• What the task requires: Reproduce each line from the records that holds "this".
** begin **
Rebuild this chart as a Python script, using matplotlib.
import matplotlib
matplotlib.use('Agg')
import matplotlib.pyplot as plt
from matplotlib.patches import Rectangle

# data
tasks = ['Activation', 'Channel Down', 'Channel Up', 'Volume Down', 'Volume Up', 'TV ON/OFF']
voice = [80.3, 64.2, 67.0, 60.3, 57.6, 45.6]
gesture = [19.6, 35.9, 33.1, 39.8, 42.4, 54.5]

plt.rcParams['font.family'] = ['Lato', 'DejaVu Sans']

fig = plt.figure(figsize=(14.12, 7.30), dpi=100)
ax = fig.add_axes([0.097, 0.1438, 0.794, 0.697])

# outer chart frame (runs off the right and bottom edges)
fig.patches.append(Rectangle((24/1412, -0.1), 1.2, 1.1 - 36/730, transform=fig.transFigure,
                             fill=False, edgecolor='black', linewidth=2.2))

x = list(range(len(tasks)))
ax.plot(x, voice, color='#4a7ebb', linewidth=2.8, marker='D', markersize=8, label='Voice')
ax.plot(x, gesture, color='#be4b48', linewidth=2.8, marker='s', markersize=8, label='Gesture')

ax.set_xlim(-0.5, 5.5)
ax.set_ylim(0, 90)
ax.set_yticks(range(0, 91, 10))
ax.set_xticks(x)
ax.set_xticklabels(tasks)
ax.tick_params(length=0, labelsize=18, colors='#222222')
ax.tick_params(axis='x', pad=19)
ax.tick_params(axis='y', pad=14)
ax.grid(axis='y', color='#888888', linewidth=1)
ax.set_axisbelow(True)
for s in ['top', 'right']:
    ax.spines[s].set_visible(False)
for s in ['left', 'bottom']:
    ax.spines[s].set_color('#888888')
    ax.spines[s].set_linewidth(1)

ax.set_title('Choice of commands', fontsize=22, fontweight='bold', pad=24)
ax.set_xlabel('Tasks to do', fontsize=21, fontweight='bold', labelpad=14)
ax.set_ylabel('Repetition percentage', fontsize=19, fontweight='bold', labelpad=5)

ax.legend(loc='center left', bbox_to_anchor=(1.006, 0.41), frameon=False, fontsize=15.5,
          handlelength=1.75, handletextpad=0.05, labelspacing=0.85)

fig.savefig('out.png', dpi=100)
** end **
** begin **
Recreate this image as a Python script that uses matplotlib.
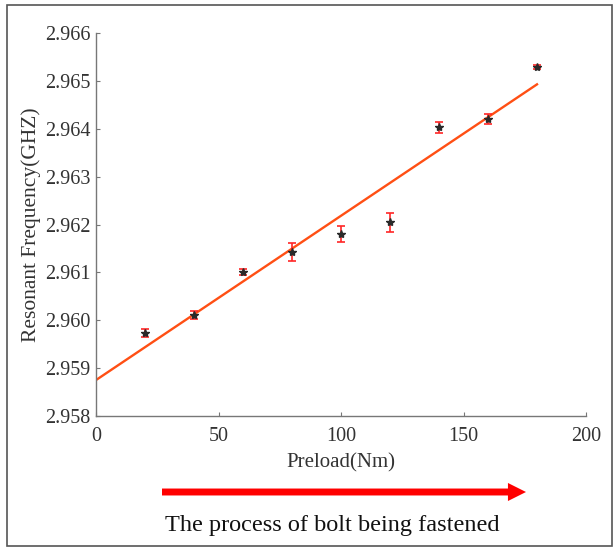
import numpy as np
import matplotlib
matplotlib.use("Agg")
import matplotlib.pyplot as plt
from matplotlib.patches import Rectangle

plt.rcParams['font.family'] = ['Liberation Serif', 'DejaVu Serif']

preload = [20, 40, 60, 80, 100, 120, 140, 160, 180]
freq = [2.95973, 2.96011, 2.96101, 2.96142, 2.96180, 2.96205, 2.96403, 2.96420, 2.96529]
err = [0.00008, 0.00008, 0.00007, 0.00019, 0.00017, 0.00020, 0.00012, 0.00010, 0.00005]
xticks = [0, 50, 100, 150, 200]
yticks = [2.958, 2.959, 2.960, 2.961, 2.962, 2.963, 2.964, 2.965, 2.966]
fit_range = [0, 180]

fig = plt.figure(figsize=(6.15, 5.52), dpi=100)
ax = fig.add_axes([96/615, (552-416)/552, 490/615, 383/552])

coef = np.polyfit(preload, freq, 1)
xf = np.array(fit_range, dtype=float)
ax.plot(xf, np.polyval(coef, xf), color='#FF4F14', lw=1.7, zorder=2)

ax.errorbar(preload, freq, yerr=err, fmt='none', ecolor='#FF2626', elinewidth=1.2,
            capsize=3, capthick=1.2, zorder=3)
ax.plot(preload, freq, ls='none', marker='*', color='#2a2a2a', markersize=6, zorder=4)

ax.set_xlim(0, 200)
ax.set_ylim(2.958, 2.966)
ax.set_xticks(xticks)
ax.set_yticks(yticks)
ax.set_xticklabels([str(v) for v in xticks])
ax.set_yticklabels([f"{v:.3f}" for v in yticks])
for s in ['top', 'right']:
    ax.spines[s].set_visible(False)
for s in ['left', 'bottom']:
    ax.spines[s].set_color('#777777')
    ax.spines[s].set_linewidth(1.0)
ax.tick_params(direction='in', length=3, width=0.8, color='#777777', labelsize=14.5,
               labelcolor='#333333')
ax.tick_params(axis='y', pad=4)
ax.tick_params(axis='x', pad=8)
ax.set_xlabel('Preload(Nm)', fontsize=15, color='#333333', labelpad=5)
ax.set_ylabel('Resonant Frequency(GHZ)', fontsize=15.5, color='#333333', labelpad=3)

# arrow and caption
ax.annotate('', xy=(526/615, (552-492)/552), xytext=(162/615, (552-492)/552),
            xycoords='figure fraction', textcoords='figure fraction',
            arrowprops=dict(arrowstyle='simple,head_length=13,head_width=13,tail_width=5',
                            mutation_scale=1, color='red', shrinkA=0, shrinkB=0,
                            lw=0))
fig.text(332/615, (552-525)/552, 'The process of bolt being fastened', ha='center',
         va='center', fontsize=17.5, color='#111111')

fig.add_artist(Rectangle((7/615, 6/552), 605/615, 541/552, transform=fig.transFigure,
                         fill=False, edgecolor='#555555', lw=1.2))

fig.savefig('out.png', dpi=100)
** end **
** begin **
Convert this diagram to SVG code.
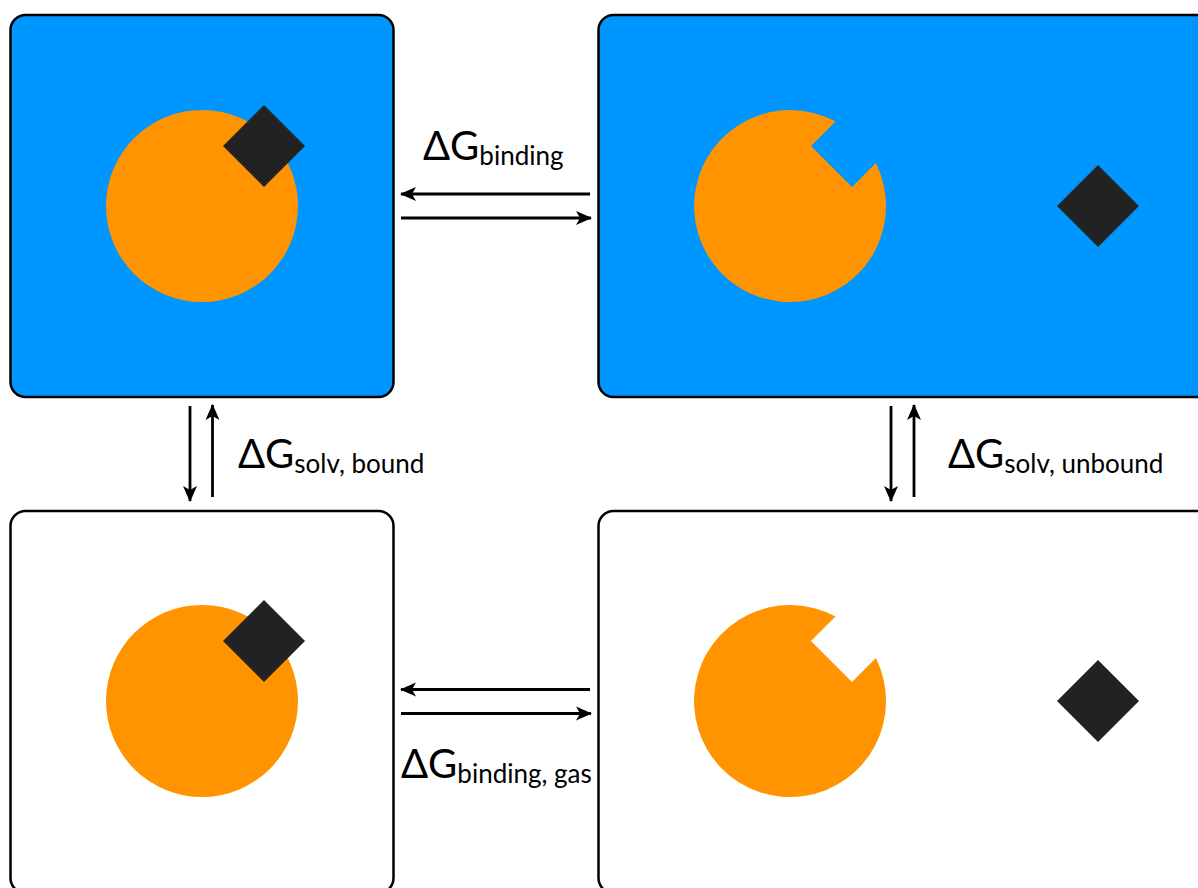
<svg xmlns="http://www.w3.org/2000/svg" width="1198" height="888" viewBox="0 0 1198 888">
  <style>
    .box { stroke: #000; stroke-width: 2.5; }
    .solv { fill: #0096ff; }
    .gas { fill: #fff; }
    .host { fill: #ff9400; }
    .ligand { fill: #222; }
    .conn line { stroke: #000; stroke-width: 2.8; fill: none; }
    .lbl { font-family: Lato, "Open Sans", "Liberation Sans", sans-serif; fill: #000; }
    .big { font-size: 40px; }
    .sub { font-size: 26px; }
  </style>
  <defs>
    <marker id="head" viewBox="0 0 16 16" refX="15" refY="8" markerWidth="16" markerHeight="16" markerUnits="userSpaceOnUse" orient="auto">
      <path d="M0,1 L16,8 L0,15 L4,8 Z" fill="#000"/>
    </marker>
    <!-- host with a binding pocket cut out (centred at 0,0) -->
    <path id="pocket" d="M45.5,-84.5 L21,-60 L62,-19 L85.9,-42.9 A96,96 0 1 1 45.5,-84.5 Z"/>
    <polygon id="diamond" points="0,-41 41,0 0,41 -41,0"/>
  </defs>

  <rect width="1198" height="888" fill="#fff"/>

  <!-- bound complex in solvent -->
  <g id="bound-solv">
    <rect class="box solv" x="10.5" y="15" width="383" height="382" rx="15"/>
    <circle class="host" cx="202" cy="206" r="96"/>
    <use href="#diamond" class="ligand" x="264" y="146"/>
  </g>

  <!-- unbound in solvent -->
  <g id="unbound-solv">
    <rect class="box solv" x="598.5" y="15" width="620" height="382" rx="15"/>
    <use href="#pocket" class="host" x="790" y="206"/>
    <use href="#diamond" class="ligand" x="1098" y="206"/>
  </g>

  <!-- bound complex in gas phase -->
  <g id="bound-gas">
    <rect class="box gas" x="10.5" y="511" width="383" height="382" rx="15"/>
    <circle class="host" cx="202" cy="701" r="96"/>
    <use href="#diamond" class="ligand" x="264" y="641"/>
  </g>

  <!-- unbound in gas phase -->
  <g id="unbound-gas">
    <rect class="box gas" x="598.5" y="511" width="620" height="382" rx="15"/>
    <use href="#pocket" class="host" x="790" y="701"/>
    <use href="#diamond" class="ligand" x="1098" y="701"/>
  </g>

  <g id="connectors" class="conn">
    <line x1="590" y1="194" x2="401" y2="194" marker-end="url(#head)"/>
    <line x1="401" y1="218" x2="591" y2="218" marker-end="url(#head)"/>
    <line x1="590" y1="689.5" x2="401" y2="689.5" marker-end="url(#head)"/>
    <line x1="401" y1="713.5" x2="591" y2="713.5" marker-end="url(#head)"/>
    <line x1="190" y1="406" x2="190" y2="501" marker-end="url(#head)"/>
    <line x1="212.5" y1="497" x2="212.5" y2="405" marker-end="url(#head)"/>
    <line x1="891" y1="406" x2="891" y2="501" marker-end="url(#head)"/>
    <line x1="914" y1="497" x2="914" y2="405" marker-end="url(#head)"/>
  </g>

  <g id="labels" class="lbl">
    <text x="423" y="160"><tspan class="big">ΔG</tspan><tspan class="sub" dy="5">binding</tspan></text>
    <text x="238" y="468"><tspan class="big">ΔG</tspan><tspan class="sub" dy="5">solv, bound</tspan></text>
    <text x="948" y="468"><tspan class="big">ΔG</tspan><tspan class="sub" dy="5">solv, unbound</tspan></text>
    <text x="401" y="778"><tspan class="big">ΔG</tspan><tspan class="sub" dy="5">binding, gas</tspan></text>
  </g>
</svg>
** end **
• Complete answer:
Rebuild this chart as a Python script, using matplotlib.
Recreate this image as a Python script that uses matplotlib.
Convert this diagram to SVG code.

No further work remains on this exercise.